Longtime aide: Obama misled on early gay marriage opposition

WASHINGTON — President Barack Obama feigned opposition to gay marriage for most of his political career, compromising his true beliefs out of concern it could hurt him with voters, Obama’s longtime political adviser disclosed in a new book.

David Axelrod, who served as a top White House adviser after helping Obama get elected, said Obama begrudgingly followed his advice that he would face strong opposition from African American religious leaders and others if he let it be known he supported gay marriage. He said Obama “modified his position” to say he supported civil unions — but not same-sex marriage.

“Having prided himself on forthrightness, though, Obama never felt comfortable with his compromise and, no doubt, compromised position,” Axelrod wrote in the memoir “Believer: My Forty Years in Politics,” released Tuesday.

Axelrod’s disclosure affirmed what was widely suspected for years: that Obama’s May 2012 announcement that he supported gay marriage came long after the president had personally come to that conclusion. The year earlier, Obama and the White House had started saying his position was “evolving,” leading many to believe he was holding off on a public embrace of gay marriage for fear it could damage his re-election prospects.

“If Obama’s views were ‘evolving’ publicly, they were fully evolved behind closed doors,” Axelrod wrote.

When he finally said he felt gay marriage should be legal, it was only after Vice President Joe Biden declared his support for gay marriage during an interview, upping the pressure on Obama to make his current views clear ahead of the election. Axelrod said Obama’s advisers told him it could cost him a few key states including North Carolina, but that Obama was “champing at the bit to announce his support.”

The public airing of Obama’s overtly political considerations comes as the Supreme Court prepares to resolve the gay marriage issue nationwide in a few months.

White House spokesman Josh Earnest said he wouldn’t dispute Axelrod’s account, noting that it was informed by Axelrod’s “front-row seat to history.” But he said Obama’s record of fighting for expanded rights for gays and lesbians “speaks to this even better than I possibly could.”

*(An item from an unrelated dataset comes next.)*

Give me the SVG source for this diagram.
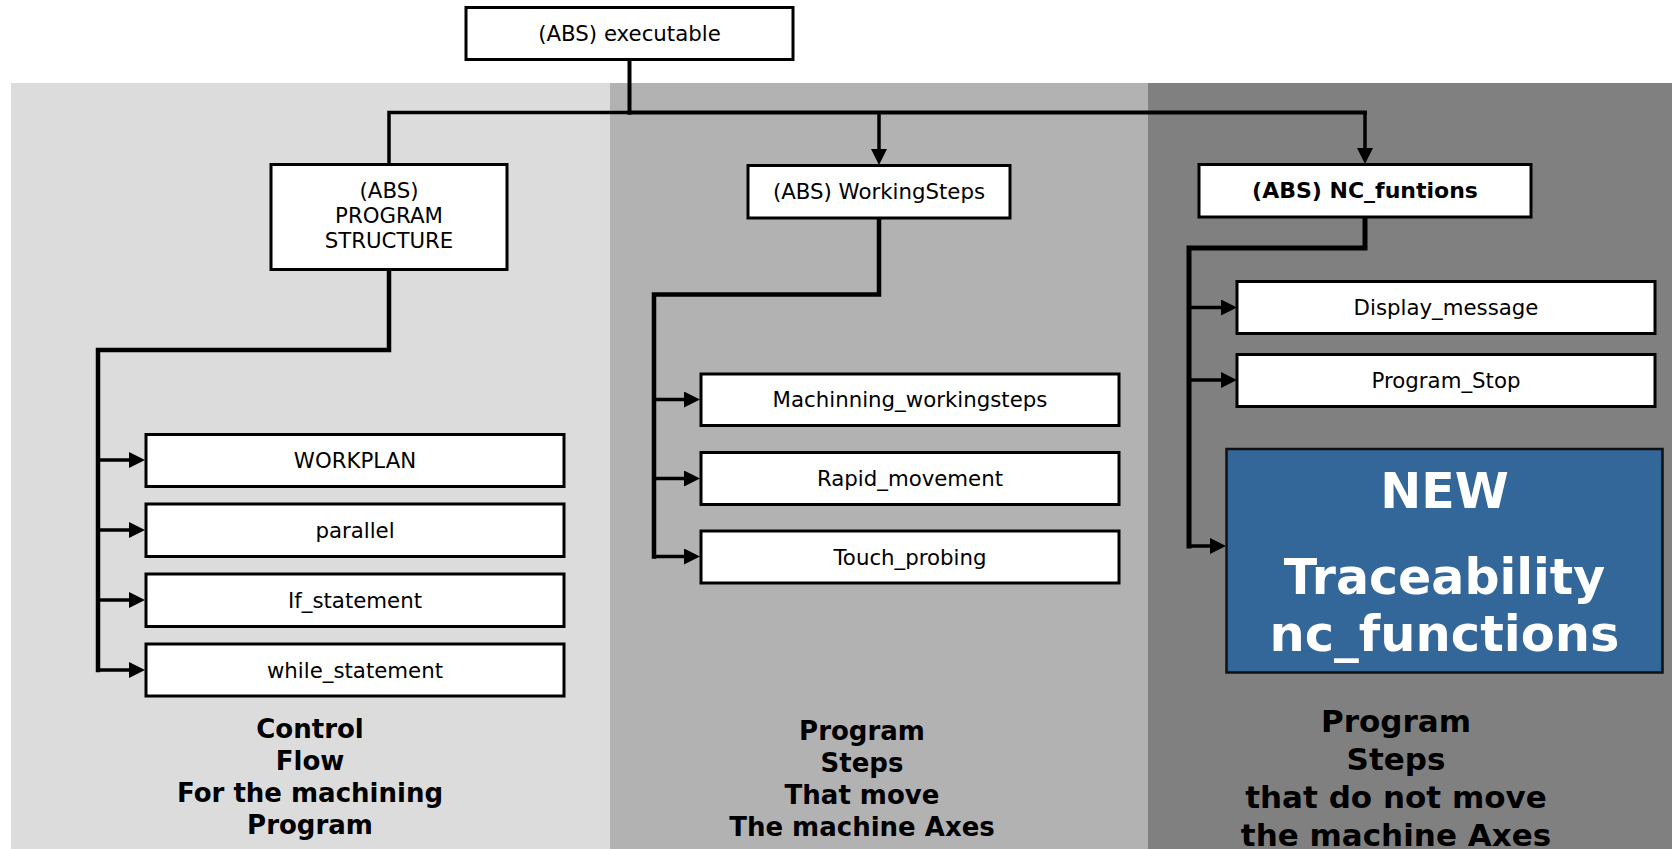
<svg xmlns="http://www.w3.org/2000/svg" width="1672" height="849" viewBox="0 0 1672 849">
<defs>
<style>
.box{fill:#ffffff;stroke:#000000;stroke-width:3}
.lbl{font-family:"DejaVu Sans","Verdana",sans-serif;font-size:21.3px;fill:#000000;text-anchor:middle}
.lblb{font-family:"DejaVu Sans","Verdana",sans-serif;font-size:22px;font-weight:bold;fill:#000000;text-anchor:middle}
.cap{font-family:"DejaVu Sans","Verdana",sans-serif;font-weight:bold;fill:#000000;text-anchor:middle}
.new{font-family:"DejaVu Sans","Verdana",sans-serif;font-weight:bold;font-size:49px;fill:#ffffff;text-anchor:middle}
.ln{fill:none;stroke:#000000;stroke-linejoin:miter;stroke-linecap:square}
.thin{stroke-width:3.5}
.thick{stroke-width:4.5}
.stub{fill:none;stroke:#000000;stroke-width:3.5}
</style>
<marker id="ah" markerUnits="userSpaceOnUse" markerWidth="16" markerHeight="16" refX="6" refY="8" orient="auto">
<path d="M0,0 L16,8 L0,16 z" fill="#000000"/>
</marker>
</defs>

<g id="panels">
<rect x="11" y="83" width="599" height="766" fill="#dcdcdc"/>
<rect x="610" y="83" width="538" height="766" fill="#b2b2b2"/>
<rect x="1148" y="83" width="524" height="766" fill="#808080"/>
</g>

<g id="connectors">
<path class="ln" style="stroke-width:4" d="M629.5,60 V112.5"/>
<path class="ln thin" d="M389,164 V112.5 H629.5"/>
<path class="ln" style="stroke-width:4" d="M629.5,112.5 H1365"/>
<path class="stub" d="M879,112.5 V155" marker-end="url(#ah)"/>
<path class="stub" d="M1365,112.5 V154" marker-end="url(#ah)"/>

<path class="ln thick" d="M389,269 V350 H98 V670"/>
<path class="stub" d="M98,460 H135" marker-end="url(#ah)"/>
<path class="stub" d="M98,530 H135" marker-end="url(#ah)"/>
<path class="stub" d="M98,600 H135" marker-end="url(#ah)"/>
<path class="stub" d="M98,670 H135" marker-end="url(#ah)"/>

<path class="ln thick" d="M879,218 V294.5 H654 V556.5"/>
<path class="stub" d="M654,399.5 H690" marker-end="url(#ah)"/>
<path class="stub" d="M654,478.5 H690" marker-end="url(#ah)"/>
<path class="stub" d="M654,556.5 H690" marker-end="url(#ah)"/>

<path class="ln" style="stroke-width:5" d="M1365,217 V248 H1189 V546"/>
<path class="stub" d="M1189,307.5 H1227" marker-end="url(#ah)"/>
<path class="stub" d="M1189,380 H1227" marker-end="url(#ah)"/>
<path class="stub" d="M1189,546 H1216" marker-end="url(#ah)"/>
</g>

<g id="node-executable">
<rect class="box" x="466" y="7.5" width="327" height="52"/>
<text class="lbl" x="629.5" y="41">(ABS) executable</text>
</g>

<g id="node-program-structure">
<rect class="box" x="271" y="164.5" width="236" height="105"/>
<text class="lbl" x="389" y="197.5">(ABS)</text>
<text class="lbl" x="389" y="223">PROGRAM</text>
<text class="lbl" x="389" y="248">STRUCTURE</text>
</g>

<g id="node-workingsteps">
<rect class="box" x="748" y="165.5" width="262" height="52.5"/>
<text class="lbl" x="879" y="199">(ABS) WorkingSteps</text>
</g>

<g id="node-nc-funtions">
<rect class="box" x="1199" y="164.5" width="332" height="52.5"/>
<text class="lblb" x="1365" y="197.5">(ABS) NC_funtions</text>
</g>

<g id="node-workplan">
<rect class="box" x="146" y="434.5" width="418" height="52"/>
<text class="lbl" x="355" y="467.5">WORKPLAN</text>
</g>
<g id="node-parallel">
<rect class="box" x="146" y="504" width="418" height="52.5"/>
<text class="lbl" x="355" y="537.5">parallel</text>
</g>
<g id="node-if-statement">
<rect class="box" x="146" y="574" width="418" height="52.5"/>
<text class="lbl" x="355" y="607.5">If_statement</text>
</g>
<g id="node-while-statement">
<rect class="box" x="146" y="644" width="418" height="52"/>
<text class="lbl" x="355" y="677.5">while_statement</text>
</g>

<g id="node-machinning">
<rect class="box" x="701" y="374" width="418" height="51.5"/>
<text class="lbl" x="910" y="407">Machinning_workingsteps</text>
</g>
<g id="node-rapid">
<rect class="box" x="701" y="452.5" width="418" height="52"/>
<text class="lbl" x="910" y="486">Rapid_movement</text>
</g>
<g id="node-touch">
<rect class="box" x="701" y="531" width="418" height="52"/>
<text class="lbl" x="910" y="564.5">Touch_probing</text>
</g>

<g id="node-display">
<rect class="box" x="1237" y="281.5" width="418" height="52"/>
<text class="lbl" x="1446" y="314.5">Display_message</text>
</g>
<g id="node-program-stop">
<rect class="box" x="1237" y="354.5" width="418" height="52"/>
<text class="lbl" x="1446" y="387.5">Program_Stop</text>
</g>

<g id="node-new-traceability">
<rect x="1226.5" y="449" width="436" height="223.5" fill="#336699" stroke="#111111" stroke-width="2.5"/>
<text class="new" x="1444.5" y="508">NEW</text>
<text class="new" x="1444.5" y="594">Traceability</text>
<text class="new" style="font-size:49.5px" x="1444.5" y="651">nc_functions</text>
</g>

<g id="caption-left">
<text class="cap" style="font-size:26px" x="310" y="738">Control</text>
<text class="cap" style="font-size:26px" x="310" y="770">Flow</text>
<text class="cap" style="font-size:26px" x="310" y="802">For the machining</text>
<text class="cap" style="font-size:26px" x="310" y="834">Program</text>
</g>
<g id="caption-middle">
<text class="cap" style="font-size:26px" x="862" y="739.5">Program</text>
<text class="cap" style="font-size:26px" x="862" y="771.5">Steps</text>
<text class="cap" style="font-size:26px" x="862" y="803.5">That move</text>
<text class="cap" style="font-size:26px" x="862" y="835.5">The machine Axes</text>
</g>
<g id="caption-right">
<text class="cap" style="font-size:31px" x="1396" y="732">Program</text>
<text class="cap" style="font-size:31px" x="1396" y="770">Steps</text>
<text class="cap" style="font-size:31px" x="1396" y="808">that do not move</text>
<text class="cap" style="font-size:31px" x="1396" y="846">the machine Axes</text>
</g>
</svg>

Fred Sainz, vice president of the gay rights group the Human Rights Campaign, said gay rights activists suspected all along that Obama supported gay marriage because he had indicated his support in a 1996 questionnaire before backtracking years later.

“While perhaps political, the ‘evolution’ narrative he used was helpful,” Sainz said. “That journey was one that resonated with many Americans as they went on their own journeys toward greater acceptance.”